Over the weekend, President Donald Trump teased a new company known as “The Great American Mortgage Corporation” on his Truth Social platform.
FHFA Director Bill Pulte did the same on X, posting what appeared to be a logo for this new brand with no other information.
Trump’s post had a lot of cryptic elements, including a picture of him standing at the New York Stock Exchange, the ticker symbol MAGA, and a date of November 2025.
It all points to some sort of impending initial public offering (IPO), ostensibly combining Fannie Mae and Freddie Mac in the process.
So what does it all mean? And is it realistic, or just some form of grandstanding?
Is The Great American Mortgage Corporation the New Name of Fannie Mae and Freddie Mac?
As noted, The GAMC appears to be the new collective name for Fannie Mae and Freddie Mac, which are the government-sponsored enterprises (GSEs).
So not only is Trump teasing the idea of an IPO, with a date as soon as November (as I annotated above), he’s also suggesting the two companies will merge into one.
It sounds like a very large undertaking in such a short amount of time, though we have seen this administration push things through that seemed highly unlikely.
They appear serious about creating a new-look Fed that is dovish and willing to lower interest rates.
And they didn’t hesitate to slap tariffs on countries throughout the world, so calling their bluff on a Fannie/Freddie IPO might also be risky.
Granted, this is a very complex situation and the GSEs hold trillions in assets and back the lion’s share of mortgages in this country.
Any disruption, especially right now with the housing market seemingly quite fragile, could send shockwaves through the entire economy.
In other words, now might not be the best time to do this, even if we might all agree that these companies shouldn’t remain in conservatorship forever.
The pair have been in a government conservatorship since 2008 when an unprecedented mortgage crisis led to the Great Financial Crisis (GFC).
Since then, they’ve received financial support from the U.S. Treasury to stay afloat and ensure their implicit guarantee stays intact.
Without it, some worry there wouldn’t be a 30-year fixed-rate mortgage in this country, or nearly the same amount of liquidity in the housing market.
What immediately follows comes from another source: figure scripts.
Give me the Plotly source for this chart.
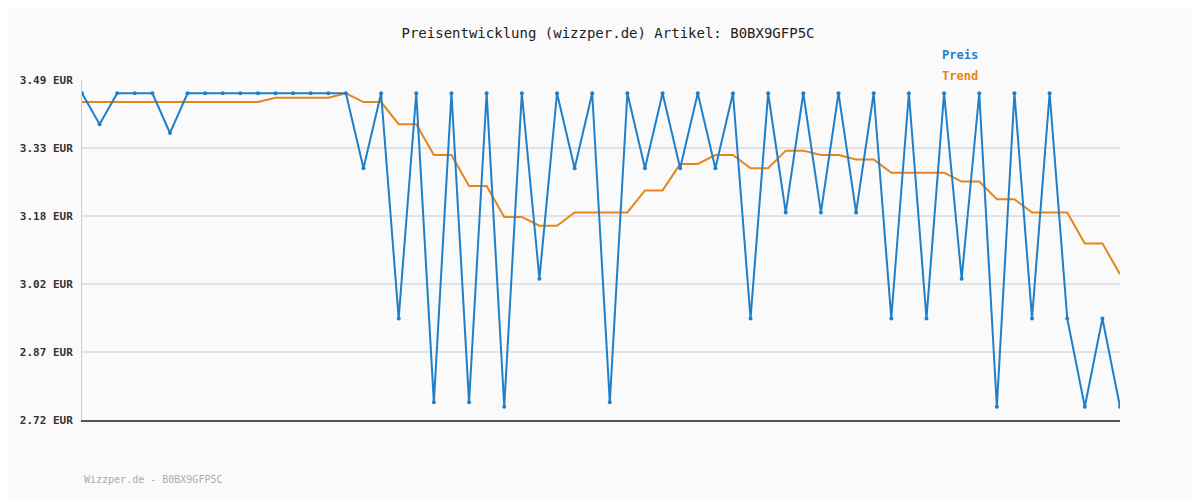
import plotly.graph_objects as go

preis = [3.46,3.39,3.46,3.46,3.46,3.37,3.46,3.46,3.46,3.46,3.46,3.46,3.46,3.46,3.46,3.46,
         3.29,3.46,2.95,3.46,2.76,3.46,2.76,3.46,2.75,3.46,3.04,3.46,3.29,3.46,2.76,3.46,
         3.29,3.46,3.29,3.46,3.29,3.46,2.95,3.46,3.19,3.46,3.19,3.46,3.19,3.46,2.95,3.46,
         2.95,3.46,3.04,3.46,2.75,3.46,2.95,3.46,2.95,2.75,2.95,2.75]
trend = [3.44]*11 + [3.45]*4 + [3.46] + [3.44,3.44,3.39,3.39,3.32,3.32,3.25,3.25,3.18,3.18,
         3.16,3.16,3.19,3.19,3.19,3.19,3.24,3.24,3.30,3.30,3.32,3.32,3.29,3.29,3.33,3.33,
         3.32,3.32,3.31,3.31,3.28,3.28,3.28,3.28,3.26,3.26,3.22,3.22,3.19,3.19,3.19,3.12,3.12,3.05]
x = list(range(len(preis)))
tick_vals = [2.72, 2.874, 3.028, 3.182, 3.336, 3.49]
tick_text = ["<b>2.72 EUR</b>", "<b>2.87 EUR</b>", "<b>3.02 EUR</b>", "<b>3.18 EUR</b>", "<b>3.33 EUR</b>", "<b>3.49 EUR</b>"]

blue = "#1f7fc8"
orange = "#e5851c"
fig = go.Figure()
fig.add_trace(go.Scatter(x=x, y=trend, mode="lines", line=dict(color=orange, width=2), name="Trend"))
fig.add_trace(go.Scatter(x=x, y=preis, mode="lines+markers", line=dict(color=blue, width=2),
                         marker=dict(size=4, color=blue), name="Preis"))
font = "DejaVu Sans Mono"
fig.update_layout(
    width=1200, height=500, showlegend=False,
    paper_bgcolor="#fafafa", plot_bgcolor="#fafafa",
    margin=dict(l=72, r=88, t=72, b=88),
    font=dict(family=font, size=11, color="#333"),
    title=dict(text="Preisentwicklung (wizzper.de) Artikel: B0BX9GFP5C", x=0.5, y=0.96,
               xanchor="center", font=dict(family=font, size=14, color="#222")),
    xaxis=dict(range=[0, len(preis)-1], showticklabels=False, showgrid=False, zeroline=False,
               showline=True, linecolor="#555", linewidth=2),
    yaxis=dict(range=[2.72, 3.49], tickvals=tick_vals, ticktext=tick_text, showgrid=True,
               gridcolor="#e2e2e2", gridwidth=2, zeroline=False, showline=True,
               linecolor="#ccc", ticks="", ticklabelstandoff=6,
               tickfont=dict(family=font, size=11, color="#333")),
)
fig.add_annotation(text="<b>Preis</b>", x=(940-80)/1040, y=(420-46)/340, xref="paper", yref="paper",
                   xanchor="left", showarrow=False, font=dict(family=font, size=12, color=blue))
fig.add_annotation(text="<b>Trend</b>", x=(940-80)/1040, y=(420-67)/340, xref="paper", yref="paper",
                   xanchor="left", showarrow=False, font=dict(family=font, size=12, color=orange))
fig.add_annotation(text="Wizzper.de - B0BX9GFP5C", x=0, y=(420-487)/340, xref="paper", yref="paper",
                   xanchor="left", showarrow=False, font=dict(family=font, size=10, color="#aaa"))
fig.write_html("out.html")
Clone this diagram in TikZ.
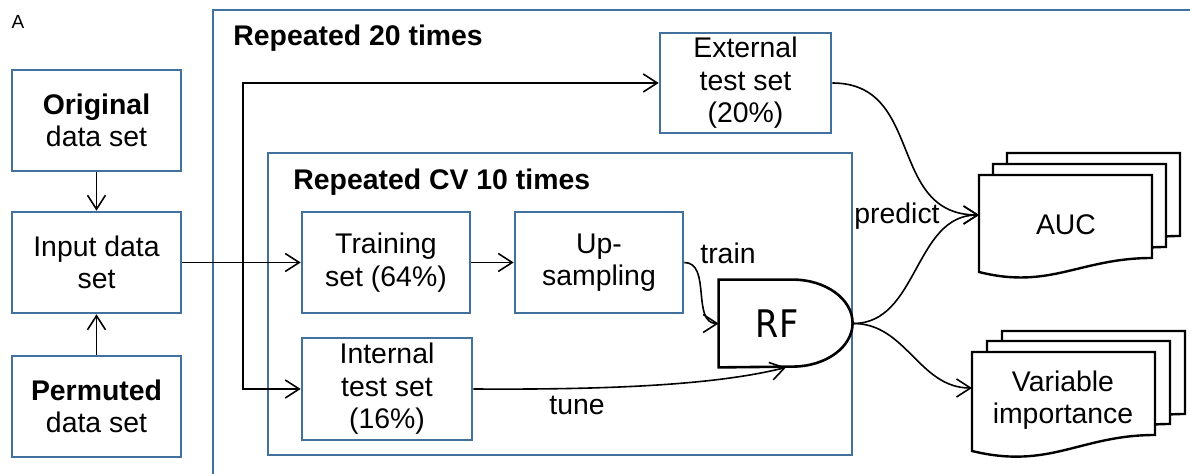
\documentclass[tikz,border=0pt]{standalone}
\usepackage{fontspec}
\setmainfont{Liberation Sans}
\newfontfamily\rffont[FakeStretch=0.88]{DejaVu Sans}
\usetikzlibrary{arrows.meta}

\definecolor{boxblue}{RGB}{65,113,156}

\begin{document}
\begin{tikzpicture}[x=0.5pt, y=-0.5pt, >={Straight Barb[length=7pt,width=9pt]},
    every node/.style={font=\fontsize{14.2pt}{16.3pt}\selectfont},
    box/.style={draw=boxblue, line width=1.3pt, align=center, inner sep=0pt},
    frame/.style={draw=boxblue, line width=1.3pt},
    title/.style={font=\fontsize{14.2pt}{16.3pt}\selectfont\bfseries, anchor=west, inner sep=0pt},
    flow/.style={->, line width=0.8pt},
    page/.style={draw, fill=white, line width=1.2pt}]
    \useasboundingbox (0,0) rectangle (1190,474);
    \clip (0,0) rectangle (1190,474);

    \node[font=\fontsize{9.5pt}{11pt}\selectfont] (panel) at (18,22) {A};

    % outer and inner loops
    \draw[frame] (213,10) rectangle (1230,500);
    \node[title] (rep outer) at (233,38) {Repeated 20 times};
    \draw[frame] (268,153) rectangle (852,455);
    \node[title] (rep cv) at (293,182) {Repeated CV 10 times};

    % data sets
    \node[box, minimum width=84.5pt, minimum height=50.5pt] at (96.5,120.5) (orig) {{\bfseries Original}\\data set};
    \node[box, minimum width=84.5pt, minimum height=50.5pt] at (96.5,262.5) (input) {Input data\\set};
    \node[box, minimum width=84.5pt, minimum height=50.5pt] at (96.5,406.5) (perm) {{\bfseries Permuted}\\data set};

    \node[box, minimum width=85.5pt, minimum height=50pt] at (745.5,83) (ext) {External\\test set\\(20\%)};
    \node[box, minimum width=84pt, minimum height=50.5pt] at (386,262.5) (train) {Training\\set (64\%)};
    \node[box, minimum width=84pt, minimum height=50.5pt] at (599,262.5) (ups) {Up-\\sampling};
    \node[box, minimum width=85pt, minimum height=51pt] at (387,389) (itest) {Internal\\test set\\(16\%)};

    % random forest
    \node[minimum width=67pt, minimum height=43.5pt, inner sep=0pt] at (786,323.5) (rf)
        {\fontsize{19pt}{22pt}\rffont RF\hspace*{9pt}};
    \draw[line width=1.3pt] (rf.north west) -- ++(74,0)
        arc[start angle=90, end angle=-90, x radius=30pt, y radius=21.75pt] -- (rf.south west) -- cycle;

    % result stacks
    \foreach \dx/\dy in {28/-22, 14/-11, 0/0}
    \draw[page, shift={(\dx,\dy)}] (979,175) -- (1152,175) -- (1152,258)
        .. controls (1080,258) and (1050,290) .. (979,272) -- cycle;
    \node (auc) at (1066,225) {AUC};
    \coordinate (auc in) at (979,215);

    \foreach \dx/\dy in {30/-21, 15/-11, 0/0}
    \draw[page, shift={(\dx,\dy)}] (972,352) -- (1155,352) -- (1155,435)
        .. controls (1080,435) and (1050,470) .. (972,451) -- cycle;
    \node[align=center] (vimp) at (1063,400) {Variable\\importance};
    \coordinate (vimp in) at (972,388);

    % connections
    \draw[flow] (orig) -- (input);
    \draw[flow] (perm) -- (input);
    \draw[flow] (input) -- (train);
    \coordinate (split) at (243,262.5);
    \draw[flow] (split) |- (ext);
    \draw[flow] (split) |- (itest);
    \draw[flow] (train) -- (ups);
    \draw[flow] (ups.east) to[out=0, in=180] (rf.west);
    \draw[flow] (itest.east) .. controls (620,390) and (720,384) .. (rf.south);
    \draw[flow] (ext.east) to[out=0, in=180, looseness=1.2] (auc in);
    \draw[flow] (rf.east) to[out=0, in=180] (auc in);
    \draw[flow] (rf.east) to[out=0, in=180] (vimp in);

    \node (train lbl) at (728,253) {train};
    \node (tune lbl) at (577,405) {tune};
    \node (predict lbl) at (897,216) {predict};
\end{tikzpicture}
\end{document}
Fannie and Freddie purchase mortgages from individual banks and lenders, securitize the loans into mortgage-backed securities (MBS), and provide an implicit guarantee to attract investors throughout the world.
Bill Ackman Says Mortgage Rates Will Go Down if Fannie and Freddie Merge
One of the key issues related to their release has been this implicit guarantee and how it might affect mortgage interest rates.
Simply put, anything less than the current implied guarantee would mean more risk for agency-backed MBS.
As such, these investors would demand a higher rate of return, aka a better yield that would equate to a higher mortgage rate for homeowners, all else equal.
This has long been seen a non-starter in the GSE release conversation, especially since mortgage rates surged from sub-3% to 8% in the span of a couple years, before settling down somewhat lately.
But now activist investor Bill Ackman, who has a lot to gain from their release, has argued that a merger between the two companies would “achieve huge synergies” and result in major cost savings.
And of course, in his mind, these savings would be passed on to consumers in the form of lower mortgage rates.
He added that a single company would reduce risk to the government and by extension taxpayers, noting that President Trump has a good idea on his hands.
It’s all rather weird, especially since less than a month ago FHFA director Pulte said Fannie and Freddie were likely to remain in conservatorship.
The whole thing just feels haphazard and riddled with interested parties, which has long been my contention against their release.
While I am for them getting out conservatorship at some point, it shouldn’t have anything to do with shareholder speculation and making a buck.
It should have to do with the health of the housing market and mortgage finance, ideally ushering in more private capital so we can rely less on the government for these things moving forward.
At the same time, given the size of the undertaking it needs to be done in a very well planned out and thoughtful manner.
Silly tweets and made up ticker symbols doesn’t imply that they’re taking it very seriously at all.